Les quelques chefs qui ont franchi le pas continuent leurs expérimentations pour explorer l’amertume qu’apporte la farine de coca à leurs recettes. Rodrigo Pazos a tout essayé. «La cuire au four», «la diluer» ou encore la mélanger avec des œufs. Mais il a finalement opté pour l’incorporer telle quelle dans ses plats. D’autres l’ajoutent à des sauces ou des cocktails. Une initiative est même née en 2019 pour réunir des chefs renommés autour de ce nouvel ingrédient.

Une région sous la coupe des cartels

Ce sont les communautés autochtones qui récoltent la feuille de coca avec l’autorisation du gouvernement à Lerma, municipalité du sud-ouest de la Colombie en proie à la violence. Les recettes sont même compilées sur le site retococa.org, du nom de l’initiative. L’utilisation de la coca dans la cuisine reste cependant totalement anecdotique par rapport à l’explosion des cultures pour produire de la cocaïne. D’après le dernier comptage de l’ONU, il y aurait 142 000 hectares de coca plantés dans tout le pays.

Le chef Pazos lui-même est né à Popayán, une localité proche de Lerma, dans une région sous la coupe des cartels et des groupes armés. Pour lui, que la coca se retrouve dans les fourneaux montre qu’il y a une alternative à la production de drogue. Un chemin est «possible», loin de l’illégalité pour les cultivateurs de coca, veut croire le cuisinier. «Cultivez la coca, d’accord. Mais pour que les cuisiniers puissent la travailler dans leurs recettes et l’intégrer dans leurs menus», plaide-t-il.

C’est un défi de l’inclure dans un menu… et de la faire accepter par le public!

La farine de coca est riche en fer, en phosphore et en calcium. Elle se vend également sur les marchés de Bogota et sur internet pour environ neuf euros le paquet de 250 grammes. Dans les cuisines d’un luxueux restaurant de Bogota, Jeferson Garcia introduit une crème onctueuse à base de poudre de coca dans une poche à douille. Il ajoute ensuite la crème à un gâteau à base de coco. Avec des recettes comme celle-là, il espère faire en sorte que la coca «ne soit plus un tabou».

À ses côtés, Yulián Téllez prépare de la gélatine de pied de bœuf, confiserie typique des plaines orientales de Colombie. C’est là que Yulián Téllez a grandi, entre guérilla et paramilitaires.
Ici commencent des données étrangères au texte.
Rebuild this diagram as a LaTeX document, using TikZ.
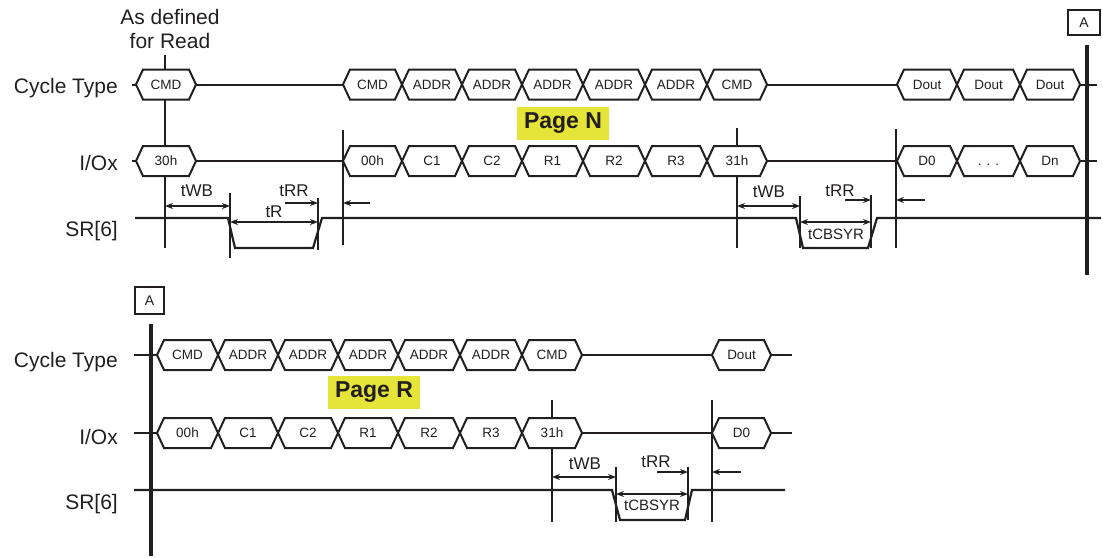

Le cuisinier ajoute la poudre de coca au mélange collant avant de recouvrir le tout de poitrine de porc. Tout en malaxant la pâte, il se souvient des nuits dans son village de Guamal. Il devait «dormir sous la table de la salle à manger avec des coussins» car sa famille habitait «près du commissariat», régulièrement attaqué à coups de grenades par les rebelles.

Depuis son village, certains s’interrogent. Comment ose-t-il préparer des plats à base de coca? Lui ne relève pas et continue d’utiliser cette farine dans son restaurant. «De nombreux cuisiniers se rendent compte de ses propriétés et on réalise que l’on peut préparer beaucoup de plats très intéressants», argumente-t-il.